### [TASK PROMPT]
Omit any picture, and return the remaining data exactly as written.

### [INFORMATION SHOWN]
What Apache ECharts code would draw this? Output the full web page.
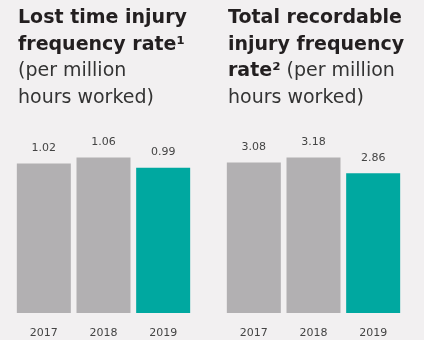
<!DOCTYPE html>
<html>
<head>
<meta charset="utf-8">
<script src="https://cdn.jsdelivr.net/npm/echarts@6/dist/echarts.min.js"></script>
<style>
  html, body { margin: 0; padding: 0; background: #f2f0f1; }
  #chart { width: 424px; height: 340px; }
</style>
</head>
<body>
<div id="chart"></div>
<script>
const years = ['2017', '2018', '2019']
const ltifr = [1.02, 1.06, 0.99]
const trifr = [3.08, 3.18, 2.86]

const GREY = '#b2b0b2'
const TEAL = '#00a8a0'
const FONT = 'DejaVu Sans'

// last year gets the highlight colour
function barData(vals) {
  return vals.map((v, i) => ({
    value: v,
    itemStyle: { color: i === vals.length - 1 ? TEAL : GREY }
  }))
}

const titleRich = {
  b: { fontFamily: FONT, fontWeight: 'bold', fontSize: 19, color: '#231f20', lineHeight: 26.5 },
  n: { fontFamily: FONT, fontWeight: 'normal', fontSize: 19, color: '#333', lineHeight: 26.5 }
}

let mycharts = echarts.init(document.getElementById('chart'))
mycharts.setOption({
  backgroundColor: '#f2f0f1',
  title: [
    {
      left: 13, top: 0,
      text: '{b|Lost time injury}\n{b|frequency rate¹}\n{n|(per million}\n{n|hours worked)}',
      textStyle: { rich: titleRich }
    },
    {
      left: 223, top: 0,
      text: '{b|Total recordable}\n{b|injury frequency}\n{b|rate²}{n| (per million}\n{n|hours worked)}',
      textStyle: { rich: titleRich }
    }
  ],
  grid: [
    { left: 14, width: 179, bottom: 27, height: 176 },
    { left: 224, width: 179, bottom: 27, height: 176 }
  ],
  xAxis: [0, 1].map(i => ({
    type: 'category',
    gridIndex: i,
    data: years,
    axisLine: { show: false },
    axisTick: { show: false },
    axisLabel: { margin: 15, fontFamily: FONT, fontSize: 11, color: '#444' }
  })),
  yAxis: [
    { gridIndex: 0, min: 0, max: 1.2, show: false },
    { gridIndex: 1, min: 0, max: 3.6, show: false }
  ],
  series: [ltifr, trifr].map((vals, i) => ({
    type: 'bar',
    xAxisIndex: i,
    yAxisIndex: i,
    barWidth: 54,
    data: barData(vals),
    label: {
      show: true,
      position: 'top',
      distance: 10,
      fontFamily: FONT,
      fontSize: 11,
      color: '#444',
      formatter: p => p.value.toFixed(2)
    }
  }))
})
</script>
</body>
</html>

### [FULL ANSWER]
What Apache ECharts code would draw this? Output the full web page.
<!DOCTYPE html>
<html>
<head>
<meta charset="utf-8">
<script src="https://cdn.jsdelivr.net/npm/echarts@6/dist/echarts.min.js"></script>
<style>
  html, body { margin: 0; padding: 0; background: #f2f0f1; }
  #chart { width: 424px; height: 340px; }
</style>
</head>
<body>
<div id="chart"></div>
<script>
const years = ['2017', '2018', '2019']
const ltifr = [1.02, 1.06, 0.99]
const trifr = [3.08, 3.18, 2.86]

const GREY = '#b2b0b2'
const TEAL = '#00a8a0'
const FONT = 'DejaVu Sans'

// last year gets the highlight colour
function barData(vals) {
  return vals.map((v, i) => ({
    value: v,
    itemStyle: { color: i === vals.length - 1 ? TEAL : GREY }
  }))
}

const titleRich = {
  b: { fontFamily: FONT, fontWeight: 'bold', fontSize: 19, color: '#231f20', lineHeight: 26.5 },
  n: { fontFamily: FONT, fontWeight: 'normal', fontSize: 19, color: '#333', lineHeight: 26.5 }
}

let mycharts = echarts.init(document.getElementById('chart'))
mycharts.setOption({
  backgroundColor: '#f2f0f1',
  title: [
    {
      left: 13, top: 0,
      text: '{b|Lost time injury}\n{b|frequency rate¹}\n{n|(per million}\n{n|hours worked)}',
      textStyle: { rich: titleRich }
    },
    {
      left: 223, top: 0,
      text: '{b|Total recordable}\n{b|injury frequency}\n{b|rate²}{n| (per million}\n{n|hours worked)}',
      textStyle: { rich: titleRich }
    }
  ],
  grid: [
    { left: 14, width: 179, bottom: 27, height: 176 },
    { left: 224, width: 179, bottom: 27, height: 176 }
  ],
  xAxis: [0, 1].map(i => ({
    type: 'category',
    gridIndex: i,
    data: years,
    axisLine: { show: false },
    axisTick: { show: false },
    axisLabel: { margin: 15, fontFamily: FONT, fontSize: 11, color: '#444' }
  })),
  yAxis: [
    { gridIndex: 0, min: 0, max: 1.2, show: false },
    { gridIndex: 1, min: 0, max: 3.6, show: false }
  ],
  series: [ltifr, trifr].map((vals, i) => ({
    type: 'bar',
    xAxisIndex: i,
    yAxisIndex: i,
    barWidth: 54,
    data: barData(vals),
    label: {
      show: true,
      position: 'top',
      distance: 10,
      fontFamily: FONT,
      fontSize: 11,
      color: '#444',
      formatter: p => p.value.toFixed(2)
    }
  }))
})
</script>
</body>
</html>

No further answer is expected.